As you may know, the Mid-Atlantic region just got hit with the second Nor'Easter in less than a week. This has given me the chance to wring out some gear.
Troy-Bilt 5524 snow blower: I bought this about five years ago directly from the manufacturer. At the time it was their smallest two-stage unit, with a 24" wide by 18" high cut. It's worked spendidly this week, though the 5.5 HP engine did get bogged down a bit at one point by the heavy wet snow we got this time. As long as I took care not to try and force it through too much snow at a time. I believe that the current model is a little more sophisticated than mine, e.g., it has a crank to adjust the chute.
Wall's Blizzard Pruf Jacket : This is a traditional cotton canvas work jacket with a hood that I picked up at WalMart last year. Carhartt and Dickies sell similar jackets. It's fleece lined and warm into the upper 20s with no extra layers underneath. Because it's cotton, I sprayed it down with a NixWax water repellency treatment, which helps a little. I wore it for several hours out in blowing snow yesterday and I stayed warm and dry, but even after brushing off most of the snow, it got wet once I came inside and the snow melted. It takes a long time to dry, too. Good for work around the house but I wouldn't want it in the field if I expected foul weather, unless I had a shell or poncho to put over it.
Mountain Hardwear Alchemy Softshell Jacket: I bought this at REI last Fall and have worn it a lot while commuting. It's very water resistant -- unless you're in a sustained downpour it'll keep you dry. It's also windproof. I wore this over a wicking t-shirt, flannel shirt, and my REI Polartec 200 fleece vest when I went out last night to clean off the cars again and wound up staying outside for about a half hour to do one more run with the snowblower. Even though it was in the 20s with a strong wind I stayed warm and dry. I wore it again today when cleaning up after the snowplow came through and it was plenty warm.
If I was sedentary in this weather the Alchemy wouldn't be warm enough, but for strenous activity it's fine. The main thing I'd change on this jacket would be to make the cut a bit less slim in the sleeves, to facilitate layering over a fleece jacket. Also, pit zips would be nice, and the next softshell jacket I buy will probably have a hood.

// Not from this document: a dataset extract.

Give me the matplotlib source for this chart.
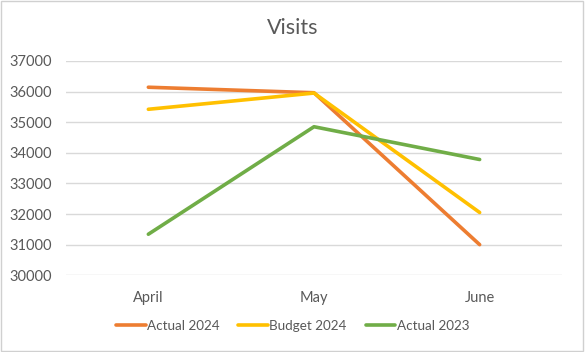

Orc Industries PCU Level 5 Softshell Pants: These are USGI technical softshell pants. I ordered these factory direct on February 2nd, after Punxatawney Phil saw his shadow. They arrived yesterday. I wanted something that I could wear over jeans, BDU pants, sweats, or even just long johns that would be water resistant, wind proof, and more breathable than my German surplus rain pants. I am quite pleased with them. Note that these are not waterproof, but the only moisture that made its way inside was when I sat on a chair with some snowmelt, and even then my behind didn't get too wet. They are very windproof, as well. IMO, these make a good, less expensive alternative to civilian technical pants. Unlike some civvie softshell pants, these have no fleece lining, so they're just a shell.
One feature of these pants that I took advantage of are loops inside down near the hem on each leg. I used these today to tie on some paracord stirrups to hold the pants down over the tops of my boots to seal out the snow. I didn't do that yesterday and they rode up exposing my ankles.
Military Morons has a good review of the Orc pants here, which find I very on-target.
REI merino wool hiking socks: I wear these or similar socks from Wigwam every day, unless I'm wearing sandals. Comfy and warm, even when wet.
Merrell Outland Mid-Height Boots: These are waterproof and although not insulated, in combination with my REI merino wool socks are warm enough down into the teens when I'm active. They come up a bit over my ankles so for this storm I could've used higher boots. (Once I made paracord stirrups to prevent my softshell pants from riding up this was a non-issue.) The Merrells have good Vibram soles which provide good traction on slippery surfaces. The one downside to these boots is that they are not very breathable, resulting in sweaty feet if it's warm.